There is no federal general common law, Erie Railroad Company v. Tompkins, 304 U.S. 64, 78, 58 S. Ct. 817, 822, 82 L. Ed. 1188 (1937), and certainly no federal common law specifically directed toward resolving contests of who is the duly appointed administrator of an estate; indeed, federal courts are "not to interfere with ... probate proceedings" as a general rule, and have "no *285 jurisdiction to probate a will or administer an estate...." Markham v. Allen, 326 U.S. 490, 494, 66 S. Ct. 296, 298, 90 L. Ed. 256 (1946). No doubt Congress may have contemplated that federal courts, pursuant to interpleader jurisdiction, would be required to construe the provisions of the SGLI laws and in particular the distribution scheme therein established. However, I am not convinced that such contemplation is grounds to find a license to create "federal specific common law" to determine who is a duly appointed administrator for purposes of the SGLI distribution statute after a state court has ruled on the issue.

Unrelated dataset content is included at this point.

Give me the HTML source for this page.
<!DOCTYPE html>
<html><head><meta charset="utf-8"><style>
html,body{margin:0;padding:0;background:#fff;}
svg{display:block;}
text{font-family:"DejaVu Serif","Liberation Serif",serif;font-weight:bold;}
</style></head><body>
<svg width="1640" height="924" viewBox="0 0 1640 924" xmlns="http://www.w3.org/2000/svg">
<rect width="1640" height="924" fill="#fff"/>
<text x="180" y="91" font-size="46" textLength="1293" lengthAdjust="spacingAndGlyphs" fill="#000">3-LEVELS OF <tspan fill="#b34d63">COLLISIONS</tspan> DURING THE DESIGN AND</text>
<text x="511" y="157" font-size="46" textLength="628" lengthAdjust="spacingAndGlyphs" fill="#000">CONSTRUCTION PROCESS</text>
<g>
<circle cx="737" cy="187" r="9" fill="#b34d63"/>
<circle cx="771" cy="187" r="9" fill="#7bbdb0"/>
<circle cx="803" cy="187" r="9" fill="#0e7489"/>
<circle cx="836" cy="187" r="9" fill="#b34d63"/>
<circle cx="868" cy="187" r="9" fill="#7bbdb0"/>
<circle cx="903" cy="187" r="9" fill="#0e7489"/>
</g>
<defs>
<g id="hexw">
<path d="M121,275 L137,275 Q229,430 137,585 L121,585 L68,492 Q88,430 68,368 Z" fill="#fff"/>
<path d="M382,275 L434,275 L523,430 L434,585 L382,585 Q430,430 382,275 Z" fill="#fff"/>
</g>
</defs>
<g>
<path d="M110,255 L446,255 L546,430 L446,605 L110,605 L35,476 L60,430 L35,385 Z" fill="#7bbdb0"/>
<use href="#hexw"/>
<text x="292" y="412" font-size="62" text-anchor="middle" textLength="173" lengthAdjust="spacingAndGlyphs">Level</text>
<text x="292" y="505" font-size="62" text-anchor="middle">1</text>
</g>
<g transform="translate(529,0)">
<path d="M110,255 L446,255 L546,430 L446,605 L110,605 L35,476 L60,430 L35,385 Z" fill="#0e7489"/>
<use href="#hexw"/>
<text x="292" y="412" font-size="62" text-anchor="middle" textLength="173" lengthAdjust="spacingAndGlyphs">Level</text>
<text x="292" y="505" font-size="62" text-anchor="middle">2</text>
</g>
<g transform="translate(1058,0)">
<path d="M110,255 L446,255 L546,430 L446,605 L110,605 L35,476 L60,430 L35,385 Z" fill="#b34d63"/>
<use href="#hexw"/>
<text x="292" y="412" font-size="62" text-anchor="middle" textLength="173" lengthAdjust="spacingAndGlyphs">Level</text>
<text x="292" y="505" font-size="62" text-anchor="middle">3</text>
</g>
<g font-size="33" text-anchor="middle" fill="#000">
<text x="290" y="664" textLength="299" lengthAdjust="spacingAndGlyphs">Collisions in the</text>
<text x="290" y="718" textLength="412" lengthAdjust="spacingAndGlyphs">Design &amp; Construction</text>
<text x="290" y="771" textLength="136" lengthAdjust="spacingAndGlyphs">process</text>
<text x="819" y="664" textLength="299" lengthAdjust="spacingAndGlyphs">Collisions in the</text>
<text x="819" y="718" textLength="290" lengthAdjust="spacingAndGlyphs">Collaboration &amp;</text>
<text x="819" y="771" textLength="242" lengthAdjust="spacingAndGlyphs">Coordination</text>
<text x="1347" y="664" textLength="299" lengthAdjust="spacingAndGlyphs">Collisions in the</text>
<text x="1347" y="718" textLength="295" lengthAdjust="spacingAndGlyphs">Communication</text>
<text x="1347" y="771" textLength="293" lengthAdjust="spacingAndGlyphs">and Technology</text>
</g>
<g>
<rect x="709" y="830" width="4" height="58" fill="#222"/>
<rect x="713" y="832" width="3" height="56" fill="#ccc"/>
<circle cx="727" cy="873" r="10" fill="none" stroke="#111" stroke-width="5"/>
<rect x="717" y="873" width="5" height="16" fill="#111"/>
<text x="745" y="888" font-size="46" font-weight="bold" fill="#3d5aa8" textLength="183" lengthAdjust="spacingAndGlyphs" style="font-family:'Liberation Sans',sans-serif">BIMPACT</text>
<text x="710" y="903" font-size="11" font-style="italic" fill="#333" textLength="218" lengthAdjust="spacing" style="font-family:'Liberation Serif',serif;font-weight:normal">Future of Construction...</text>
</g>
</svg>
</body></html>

The arguments advanced by the parties are essentially challenges to the appointment decrees of the respective state courts involved. For his part, defendant Newland asserts that the appointment of defendant Burns was sought by Emma Yarbrough, who, for purposes of the SGLI distribution scheme, is to be treated as though she pre-deceased the insured. Based on this expansive reading of 38 U.S.C. § 770(b), Newland suggests that defendant Burns is a mere conduit for the delivery of SGLI benefits to Emma Yarbrough indirectly, in circumvention of the federal bar on her directly receiving the benefits. Defendant Burns counters by attacking the decree of appointment of Newland, arguing that no heir at law or next of kin nor creditor of the insured requested Newland to seek appointment; that the evidence suggests that the insured was a domiciliary of Massachusetts at the time of his death, and that he as the Massachusetts administrator is thus the domiciliary administrator; and that the Mississippi Chancery Court had no jurisdiction to appoint an administrator because the insured's domicile was in Massachusetts, not Mississippi, and there are no assets of the decedent in Mississippi.

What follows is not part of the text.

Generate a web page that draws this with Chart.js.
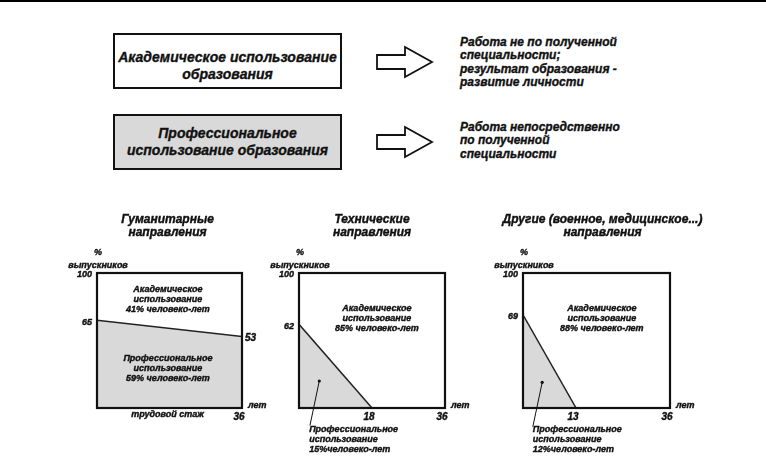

Absent truly compelling circumstances, this Court owes the respective decrees of appointment of the Probate Court of Hampden County, Massachusetts and the Chancery Court of Yazoo County, Mississippi, the respect due the decree or judgment of any court of competent jurisdiction acting in the normal course of its business. Challenges to the appointments of administrators are not properly brought in federal court after the fact, but instead should be heard in state courts of competent jurisdiction. To the extent that advancing such challenges promotes inefficiency in the distribution of the proceeds of the SGLI benefits to ultimate beneficiaries under state law, or that foregoing challenges result in redundant costs of probate, such inefficiency and redundancy of costs are attributable to our federalist system and the incongruities which result from partial assumption by the federal government of the task of defining relationships and establishing distribution schemes.

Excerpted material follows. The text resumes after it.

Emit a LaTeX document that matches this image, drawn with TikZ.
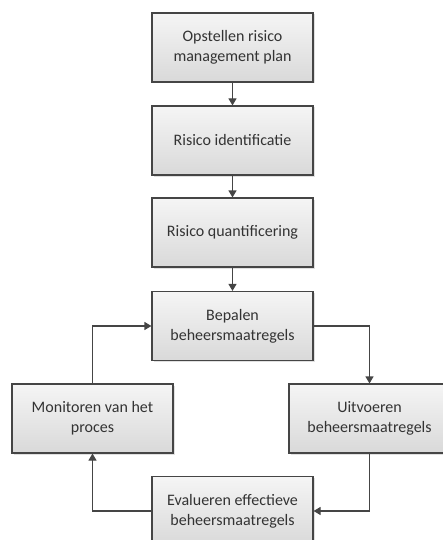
\documentclass[tikz,border=0pt]{standalone}
\usepackage{fontspec}
\setmainfont{Carlito}
\usetikzlibrary{arrows.meta,shadows}
\definecolor{edge}{HTML}{454545}
\definecolor{boxtop}{HTML}{F5F5F5}
\definecolor{boxbot}{HTML}{D9D9D9}
\definecolor{txt}{HTML}{333333}
\tikzset{
  stepbox/.style={draw=edge, line width=1.1pt, top color=boxtop, bottom color=boxbot,
    minimum width=161pt, minimum height=69pt, align=center, font=\fontsize{16pt}{20pt}\selectfont,
    text=txt, inner sep=0pt,
    drop shadow={shadow xshift=1.5pt, shadow yshift=-1.5pt, fill=black, opacity=0.12}},
  link/.style={draw=edge, line width=1.1pt, -{Triangle[length=7pt,width=8pt]}}
}
\begin{document}
\begin{tikzpicture}[x=1pt,y=-1pt]
\useasboundingbox (0,0) rectangle (443,540);
\node[stepbox] (a) at (232.5,47.5) {Opstellen risico\\management plan};
\node[stepbox] (b) at (232.5,140.5) {Risico identificatie};
\node[stepbox] (c) at (232.5,232.5) {Risico quantificering};
\node[stepbox] (d) at (232.5,326) {Bepalen\\beheersmaatregels};
\node[stepbox] (m) at (92.5,418.5) {Monitoren van het\\proces};
\node[stepbox] (u) at (369.5,418.5) {Uitvoeren\\beheersmaatregels};
\node[stepbox] (e) at (232.5,511) {Evalueren effectieve\\beheersmaatregels};
\draw[link] (a) -- (b);
\draw[link] (b) -- (c);
\draw[link] (c) -- (d);
\draw[link] (d.east) -| (u.north);
\draw[link] (u.south) |- (e.east);
\draw[link] (e.west) -| (m.south);
\draw[link] (m.north) |- (d.west);
\end{tikzpicture}
\end{document}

Both defendants have invited this Court to resolve the issue of whether federal law bars distribution of any of the proceeds of the SGLI policy on the insured's life as part of the insured's estate to his mother Emma Yarbrough. While it is clear that direct payment to her as a parent is barred by 38 U.S.C. §§ 765(9) and 770(b), the applicable laws do not explicitly preclude distribution of benefits to parents who have abandoned their child within the meaning of § 765(9). Normally, devolution of property is governed by state law, yet, as the Supreme Court has recognized, where there is an applicable federal statute, that statute prevails. United States v. Oregon, 366 U.S. 643, 648-9, 81 S. Ct. 1278, 1281, 6 L. Ed. 2d 575 (1961). In the case at bar, although there is no specifically applicable federal statute involved, there clearly is an articulated federal policy which may well be thwarted by allowing abandoning parents to share in the distribution of a decedent's estate when payment of benefits is made to an administrator or executor of the estate.

However, I must decline the invitation of the defendants to rule upon this issue. Neither the insured's mother nor his father are presently before the Court, and challenges to whatever manner of distribution the respective administrators might select are simply not ripe at this time, and a "ruling" on the issue presented would be in essence *286 an advisory opinion to the defendants. Federal courts are without jurisdiction to advise parties how to act with regard to cases or controversies which may arise at a subsequent time. See, e. g., United Public Workers v. Mitchell, 330 U.S. 75, 67 S. Ct. 556, 91 L. Ed. 754 (1947).

 
IV.

On the basis of the foregoing, I find that both defendants Newland and Burns are "duly appointed administrators" of the estate of the insured, and there being no genuine issues of material fact remaining, conclude that each administrator is entitled to one-half of the proceeds deposited by Prudential in the registry of this Court. Additionally, I have determined that the issue of whether the insured's parents may share in the distribution of the insured's estate is not ripe for decision at this time. Therefore, partial summary judgment shall enter for each defendant in the amount of $10,748.

Partial summary judgment for defendant Burns; partial summary judgment for defendant Newland.

NOTES

[1] Emma Yarbrough stated in her affidavit that she was also the mother of Alfonzo Eastling, born May 4, 1951, Tylone Davis, born May 25, 1955, Shirley Ann Davis, born September 26, 1956, Arthur Yarbrough, born April 13, 1968, and Alton and Alvin Yarbrough, twins born on July 15, 1969.